Start Data

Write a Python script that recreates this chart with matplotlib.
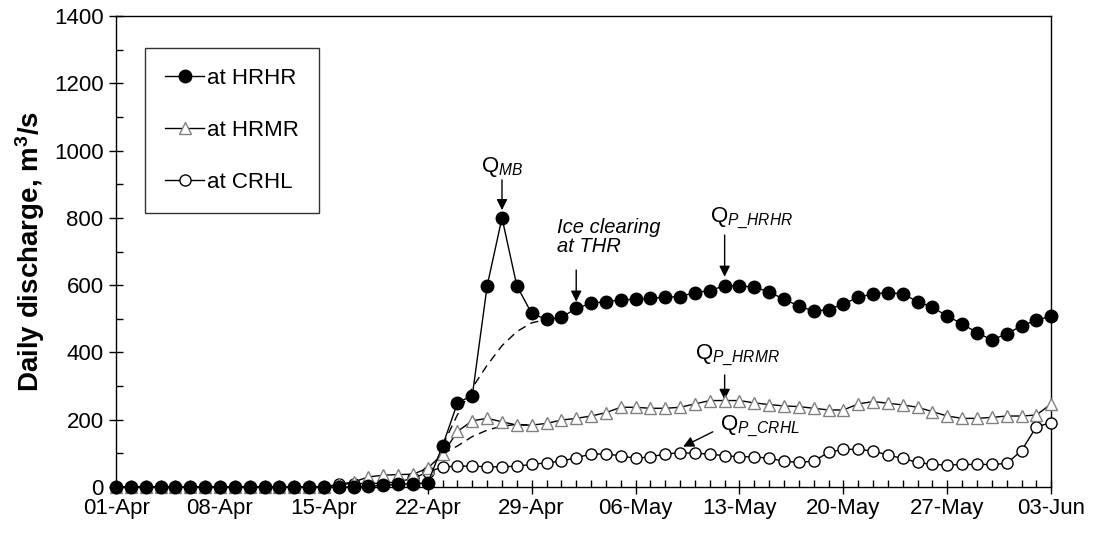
import matplotlib
matplotlib.use('Agg')
import matplotlib.pyplot as plt
import numpy as np
from matplotlib.ticker import MultipleLocator, FixedLocator

plt.rcParams['font.family'] = ['Liberation Sans', 'DejaVu Sans']
plt.rcParams['mathtext.fontset'] = 'custom'
plt.rcParams['mathtext.rm'] = 'Liberation Sans'
plt.rcParams['mathtext.it'] = 'Liberation Sans:italic'
plt.rcParams['mathtext.bf'] = 'Liberation Sans:bold'

# day index 0 = 01-Apr ... 63 = 03-Jun
tick_days = [0, 7, 14, 21, 28, 35, 42, 49, 56, 63]
tick_labels = ['01-Apr', '08-Apr', '15-Apr', '22-Apr', '29-Apr',
               '06-May', '13-May', '20-May', '27-May', '03-Jun']

hrhr = [0]*17 + [2, 5, 8, 10, 12,
        123, 250, 272, 598, 800, 598, 516, 498, 504, 531, 546, 551, 556, 558,
        561, 564, 566, 578, 584, 598, 598, 594, 580, 558, 538, 523, 527, 544,
        564, 574, 578, 574, 551, 534, 508, 485, 459, 437, 455, 479, 496, 508]

hrmr = [0]*15 + [8, 15, 30, 35, 37, 38, 56,
        98, 165, 197, 204, 194, 184, 184, 189, 199, 204, 211, 221, 237, 237,
        234, 234, 237, 247, 257, 257, 257, 250, 245, 241, 239, 234, 229, 229,
        247, 254, 249, 244, 237, 224, 211, 204, 204, 207, 211, 211, 214, 247]

crhl = [0]*15 + [8, 10, 10, 12, 15, 26, 44,
        60, 62, 62, 60, 60, 62, 67, 72, 77, 87, 98, 98, 93, 85,
        90, 98, 102, 100, 98, 93, 90, 90, 85, 77, 73, 77, 103, 112,
        112, 107, 95, 85, 73, 67, 65, 67, 67, 67, 70, 108, 179, 191]

# dashed "without ice" curves
dash_hrhr_days = [22, 23, 24, 25, 26, 27, 28, 29]
dash_hrhr = [123, 215, 295, 362, 420, 462, 488, 498]
dash_hrmr_days = [22, 23, 24, 25, 26, 27, 28]
dash_hrmr = [98, 122, 150, 169, 181, 186, 184]

days = np.arange(len(hrhr))

fig = plt.figure(figsize=(10.95, 5.34), dpi=100)
ax = fig.add_axes([0.106, 0.088, 0.854, 0.882])

ax.plot(dash_hrhr_days, dash_hrhr, color='black', lw=1.0, ls=(0, (6, 4)), zorder=2)
ax.plot(dash_hrmr_days, dash_hrmr, color='black', lw=1.0, ls=(0, (6, 4)), zorder=2)

ax.plot(days, crhl, color='black', lw=1.0, marker='o', ms=8,
        mfc='white', mec='black', mew=1.0, label='at CRHL', zorder=3,
        clip_on=False)
ax.plot(days, hrmr, color='black', lw=1.0, marker='^', ms=8,
        mfc='white', mec='#808080', mew=1.0, label='at HRMR', zorder=4,
        clip_on=False)
ax.plot(days, hrhr, color='black', lw=1.0, marker='o', ms=9,
        mfc='black', mec='black', label='at HRHR', zorder=5, clip_on=False)

ax.set_xlim(0, 63)
ax.set_ylim(0, 1400)
ax.xaxis.set_major_locator(FixedLocator(tick_days))
ax.set_xticklabels(tick_labels)
ax.xaxis.set_minor_locator(MultipleLocator(1))
ax.yaxis.set_major_locator(MultipleLocator(200))
ax.yaxis.set_minor_locator(MultipleLocator(100))
ax.tick_params(which='major', direction='inout', length=10, width=1.0,
               labelsize=16, top=False, right=False)
ax.tick_params(axis='x', which='major', pad=3)
ax.tick_params(axis='y', which='major', pad=4)
ax.tick_params(which='minor', direction='in', length=5, width=1.0,
               top=False, right=False)
for s in ax.spines.values():
    s.set_linewidth(1.0)

ax.set_ylabel(r'Daily discharge, m$^\mathbf{3}$/s', fontsize=20,
              fontweight='bold', labelpad=5)

h, l = ax.get_legend_handles_labels()
leg = ax.legend(h[::-1], l[::-1], loc='upper left', bbox_to_anchor=(0.031, 0.932),
                borderaxespad=0, fontsize=16, frameon=True, fancybox=False,
                edgecolor='black', labelspacing=1.4, handlelength=1.75,
                handletextpad=0.15, borderpad=0.9, numpoints=1)
leg.get_frame().set_linewidth(1.0)

arr = dict(arrowstyle='-|>', color='black', lw=1.0, mutation_scale=16,
           shrinkA=0, shrinkB=0)
ax.text(26, 951, r'$\mathrm{Q}_{MB}$', fontsize=16, ha='center', va='center')
ax.annotate('', xy=(26, 823), xytext=(26, 913), arrowprops=arr)

ax.text(29.7, 742, 'Ice clearing\nat THR', fontsize=14.5, style='italic',
        ha='left', va='center', linespacing=1.0)
ax.annotate('', xy=(31, 551), xytext=(31, 645), arrowprops=arr)

ax.text(40.0, 800, r'$\mathrm{Q}_{P\_HRHR}$', fontsize=16, ha='left', va='center')
ax.annotate('', xy=(41, 625), xytext=(41, 749), arrowprops=arr)

ax.text(39.0, 392, r'$\mathrm{Q}_{P\_HRMR}$', fontsize=16, ha='left', va='center')
ax.annotate('', xy=(41, 259), xytext=(41, 333), arrowprops=arr)

ax.text(40.7, 179, r'$\mathrm{Q}_{P\_CRHL}$', fontsize=16, ha='left', va='center')
ax.annotate('', xy=(38.2, 120), xytext=(40.2, 164), arrowprops=arr)

fig.savefig('out.png', dpi=100)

End Data

Transcribe exactly, with no pictures, the lines running from the first line of the material through the line holding "from matplotlib.ticker import".

§ Task solution:
Write a Python script that recreates this chart with matplotlib.
import matplotlib
matplotlib.use('Agg')
import matplotlib.pyplot as plt
import numpy as np
from matplotlib.ticker import MultipleLocator, FixedLocator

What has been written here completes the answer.